Eliza Burton “Lyda” Conley was born around 1868 to Eliza Burton Zane Conley, a member of the Wyandot tribe, and Andrew Conley, an English farmer in Kansas. Conley was one of four sisters. Conley attended the Kansas City School of Law and graduated as one of the only women in her class. She was admitted to the Missouri Bar in 1902 and the Kansas Bar in 1910. Conley also trained as a telegraphic operator, taught at Spalding Business College in Kansas City, and taught Sunday school at her church.

Lyda Conley is best known for her efforts to protect the Huron Indian Cemetery, the resting ground of her parents and Wyandot ancestors, and for being the first Native American woman to argue before the Supreme Court. The Huron Cemetery is located in the heart of downtown Kansas City, Kansas. As the city grew, the cemetery was repeatedly threatened by commercial development. Situated so close to the business district, the cemetery had become valuable commercial property and numerous attempts were made to sell the sacred ground.

In 1906, Congress approved legislation to sell the land occupied by the cemetery and move the bodies to the nearby Quindaro Cemetery. Conley filed a permanent injunction against the U.S. Secretary of the Interior and Indian Commissioners in U.S. District Court to prevent the sale. Conley and her sister Helena built a shack, known as “Fort Conley,” at the entrance to the cemetery. As her lawsuit went through the courts, Conley and her sister took up residence in Fort Conley, with their shotgun, and guarded their family and ancestors’ graves day in and day out.   

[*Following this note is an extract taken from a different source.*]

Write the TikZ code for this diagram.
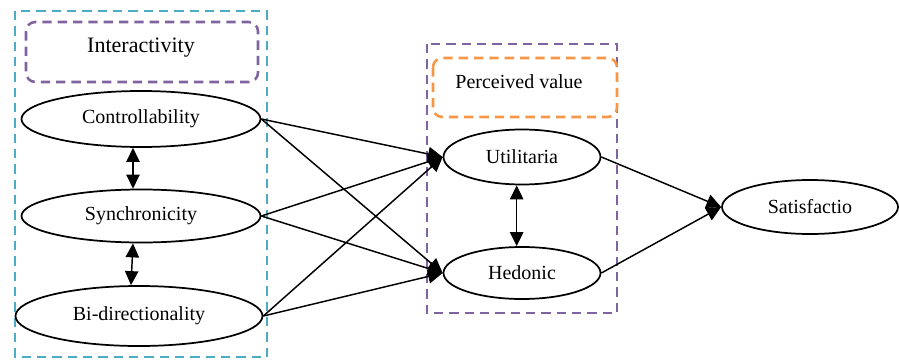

Lyda Conley eventually took her case to prevent the sale of the cemetery to the Supreme Court. Although it was ultimately dismissed, Conley’s case and passionate defense of the cemetery attracted national attention and support from local lawmakers. In 1912, Senator Charles Curtis introduced a bill in congress to preclude the sale of the cemetery. In the decades after Lyda Conley’s death, several more attempts were made to sell the land, but the cemetery had become known and appreciated as a local historic landmark and no buyers materialized. In 1971 the cemetery was placed on the National Register of Historic Places and in 2017 it received Historic Landmark status and was officially renamed the Wyandotte National Burying Ground.

Conley died in 1946 after she was attacked on her way home from the library. She is buried, next to her family, in the Wyandotte National Burying Ground.